Autre fait inédit pour un événement culturel : Mawazine a lancé une tombola par SMS avec à la clé des voitures à gagner. Une par jour durant toute la durée du festival. Et comme le hasard fait bien les choses, il s’agit de Peugeot et de Citroën, des marques distribuées par Sopriam, une filiale de l’ONA. A la clé de cette tombola, du cash pour le festival, puisque chaque SMS envoyé coûtera 9 dirhams HT.
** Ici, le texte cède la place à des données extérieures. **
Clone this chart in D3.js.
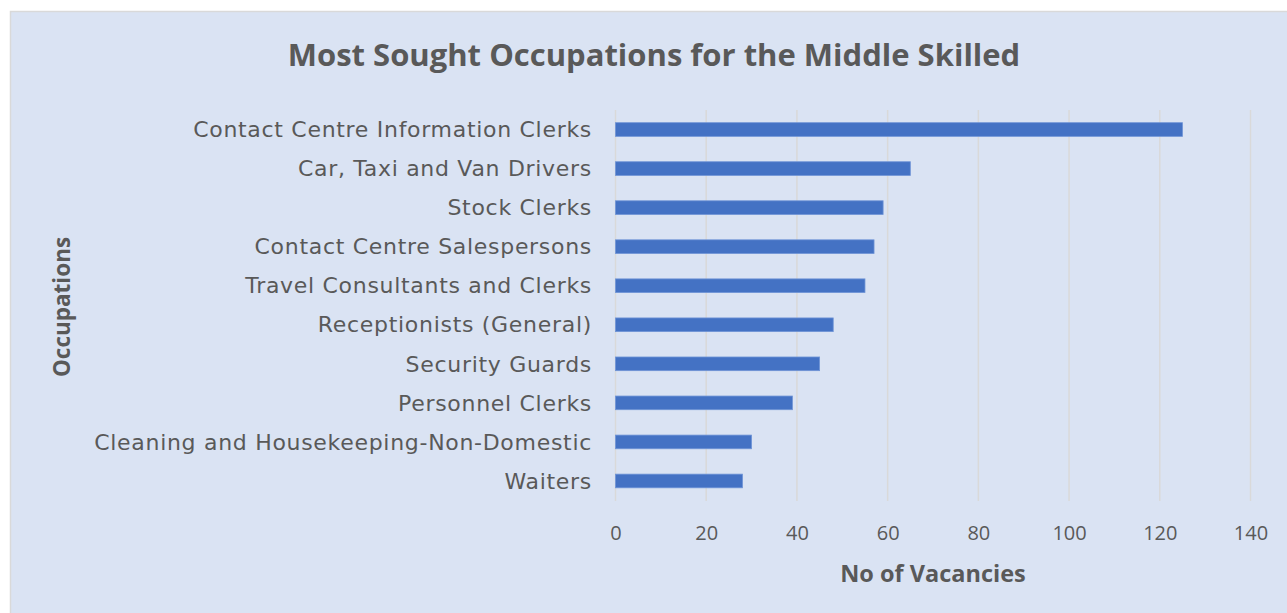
<!DOCTYPE html>
<html><head><meta charset="utf-8">
<script src="https://cdn.jsdelivr.net/npm/d3@7"></script>
<style>html,body{margin:0;padding:0;background:#fff;}</style>
</head><body>
<svg id="chart" width="1287" height="613"></svg>
<script>
const categories = ["Contact Centre Information Clerks","Car, Taxi and Van Drivers","Stock Clerks","Contact Centre Salespersons","Travel Consultants and Clerks","Receptionists (General)","Security Guards","Personnel Clerks","Cleaning and Housekeeping-Non-Domestic","Waiters"];
const vacancies = [125,65,59,57,55,48,45,39,30,28];
const xTicks = [0,20,40,60,80,100,120,140];
const title = "Most Sought Occupations for the Middle Skilled";
const xTitle = "No of Vacancies";
const yTitle = "Occupations";

const svg = d3.select("#chart");
svg.append("rect").attr("x",10.5).attr("y",11.5).attr("width",1290).attr("height",620)
  .attr("fill","#dae3f3").attr("stroke","#d9d9d9").attr("stroke-width",1.5);

const x = d3.scaleLinear().domain([0,140]).range([615.5,1250.5]);
const y = d3.scaleBand().domain(categories).range([110,500.5]).paddingInner(0.65).paddingOuter(0.325);

const g = svg.append("g");
g.selectAll("line.grid").data(xTicks).join("line").attr("class","grid")
  .attr("x1",d=>x(d)).attr("x2",d=>x(d)).attr("y1",110).attr("y2",501)
  .attr("stroke","#d9d9d9").attr("stroke-width",1.5);

g.selectAll("rect.bar").data(categories).join("rect").attr("class","bar")
  .attr("x",x(0)).attr("y",d=>y(d)).attr("width",(d,i)=>x(vacancies[i])-x(0)).attr("height",y.bandwidth())
  .attr("fill","#4472c4").attr("stroke","#6f94d6").attr("stroke-width",0.8);

const xAxis = d3.axisBottom(x).tickValues(xTicks).tickSize(0).tickPadding(0);
const xa = svg.append("g").attr("transform","translate(0,540)").call(xAxis);
xa.select(".domain").remove();
xa.selectAll("text").attr("font-family","'Open Sans', sans-serif").attr("font-size",20).attr("fill","#595959").attr("dy","0");

const yAxis = d3.axisLeft(y).tickSize(0).tickPadding(0);
const ya = svg.append("g").attr("transform","translate(592,0)").call(yAxis);
ya.select(".domain").remove();
ya.selectAll("text").attr("font-family","'DejaVu Sans', sans-serif").attr("font-weight",400).attr("font-size",22)
  .attr("letter-spacing","0.7px").attr("fill","#595959").attr("dy","0.35em");

svg.append("text").attr("x",654).attr("y",66).attr("text-anchor","middle")
  .attr("font-family","'Open Sans', sans-serif").attr("font-weight",700).attr("font-size",31).attr("fill","#595959").text(title);
svg.append("text").attr("x",933).attr("y",582).attr("text-anchor","middle")
  .attr("font-family","'Open Sans', sans-serif").attr("font-weight",700).attr("font-size",23.5).attr("fill","#595959").text(xTitle);
svg.append("text").attr("transform","translate(70,307) rotate(-90)").attr("text-anchor","middle")
  .attr("font-family","'Open Sans', sans-serif").attr("font-weight",700).attr("font-size",22.5).attr("fill","#595959").text(yTitle);
</script>
</body></html>
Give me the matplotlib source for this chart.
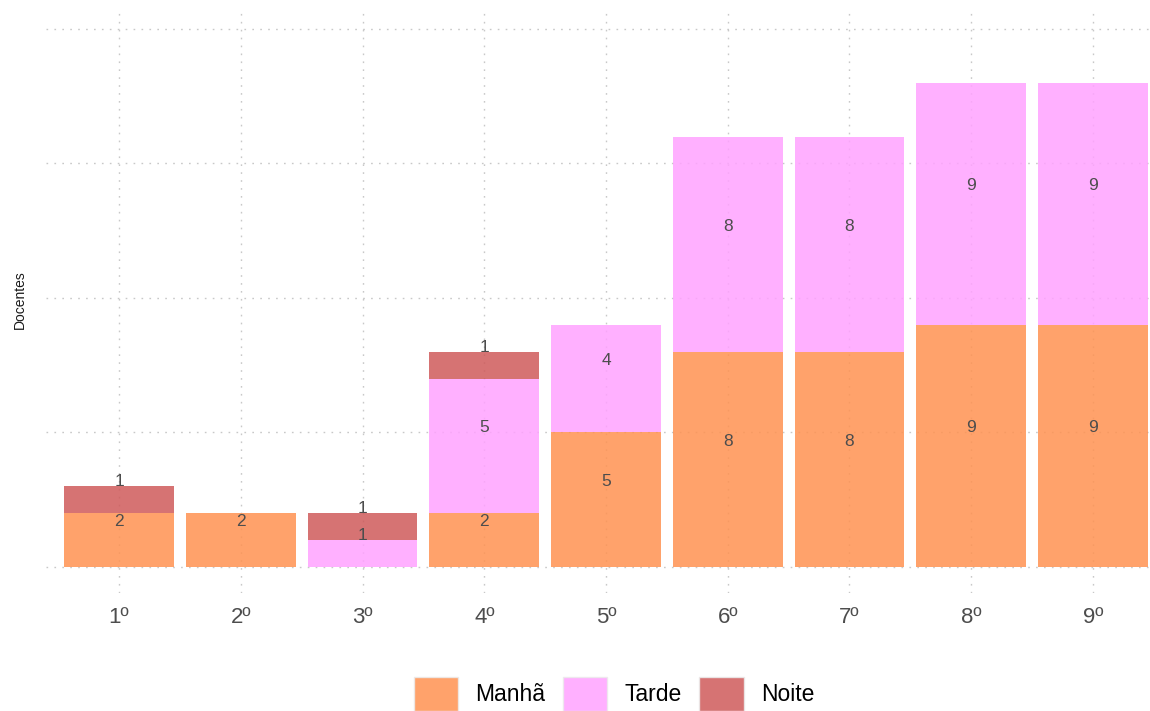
import matplotlib
matplotlib.use("Agg")
import matplotlib.pyplot as plt
from matplotlib.patches import Patch
import numpy as np

categories = ["1º", "2º", "3º", "4º", "5º", "6º", "7º", "8º", "9º"]
manha = [2, 2, 0, 2, 5, 8, 8, 9, 9]
tarde = [0, 0, 1, 5, 4, 8, 8, 9, 9]
noite = [1, 0, 1, 1, 0, 0, 0, 0, 0]
series_names = ["Manhã", "Tarde", "Noite"]
series_colors = ["#FF9251", "#FFA2FF", "#CF5A5A"]

plt.rcParams['font.family'] = ['Liberation Sans', 'DejaVu Sans']

fig = plt.figure(figsize=(11.5, 7.11), dpi=100)
ax = fig.add_axes([46/1150, 1 - 593/711, (1166 - 46)/1150, (593 - 12)/711])

x = np.arange(len(categories))
grid_kw = dict(color="#C8C8C8", linestyle=(0, (1.2, 4.5)), linewidth=1.0, zorder=0)
for yv in [0, 5, 10, 15, 20]:
    ax.axhline(yv, **grid_kw)
for xv in x:
    ax.axvline(xv, **grid_kw)

bottom = np.zeros(len(categories))
for vals, name, col in zip([manha, tarde, noite], series_names, series_colors):
    vals = np.array(vals, dtype=float)
    ax.bar(x, vals, bottom=bottom, width=0.9, color=col, alpha=0.85,
           edgecolor="none", zorder=2)
    for xi, b, v in zip(x, bottom, vals):
        if v > 0:
            ax.text(xi, b + v / 2 + 0.67, f"{int(v)}", ha="center", va="center",
                    fontsize=12.5, color="#4D4D4D", zorder=3)
    bottom += vals

ax.set_xlim(-0.6, 8.6)
ax.set_ylim(-0.97, 20.63)
ax.set_xticks(x)
ax.set_xticklabels(categories, fontsize=16, color="#4D4D4D")
ax.set_yticks([])
ax.tick_params(axis="x", length=0, pad=10)
for s in ax.spines.values():
    s.set_visible(False)

fig.text(20/1150, 1 - 300/711, "Docentes", rotation=90, ha="center", va="center",
         fontsize=10, color="#1A1A1A")

handles = [Patch(facecolor=c, alpha=0.85, edgecolor="#EBEBEB", linewidth=1)
           for c in series_colors]
fig.legend(handles, series_names, ncol=3, loc="center",
           bbox_to_anchor=(614/1150, 1 - 694/711), frameon=False,
           fontsize=16.5, handlelength=1.95, handleheight=1.85,
           handletextpad=0.75, columnspacing=0.75, labelcolor="black")

fig.savefig("out.png", dpi=100)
Le festival rbati est aussi devenu une marque déposée, avec des boutiques à son nom, proposant des produits dérivés. Situés dans la gare de Rabat-Ville et au Twin Center de Casablanca, les “Mawazine Store” commercialiseront cette année “des tee-shirts, casquettes et autres goodies à l’effigie des artistes favoris des festivaliers”, annonce la direction du festival.

 

Sécurité. Des sous, encore des sous…
Le malheureux incident survenu l’année dernière au stade de Hay Nahda, faisant onze morts et 40 blessés, a été une ombre au tableau de Mawazine. Le festival royal était gâché pour Mohammed VI qui s’est empressé d’ordonner une enquête afin de déterminer les causes et les circonstances du drame. Malgré les 500 agents de compagnies mobiles d’intervention, les cinq unités de forces auxiliaires, les 300 agents de police et les 60 agents de protection civile, le drame n’a pas pu être évité. Pour cette édition, les moyens sécuritaires ont été considérablement renforcés, le festival a sorti l’artillerie lourde. En plus de l’augmentation des effectifs sécuritaires, des caméras de surveillance ont été installées un peu partout dans Rabat, et une cellule spécialisée en mouvements de foule a été mise sur pied. “L’équipe de sécurité s’articule autour de spécialistes français et marocains qui se préparent à surveiller le festival depuis juin dernier. Ils ont été formés pour pouvoir intervenir en temps réel si une anomalie est détectée”, nous explique l’un des organisateurs. Un dispositif de sécurité conséquent donc, et une nouvelle ligne de crédit qui vient s’ajouter au lourd budget du festival.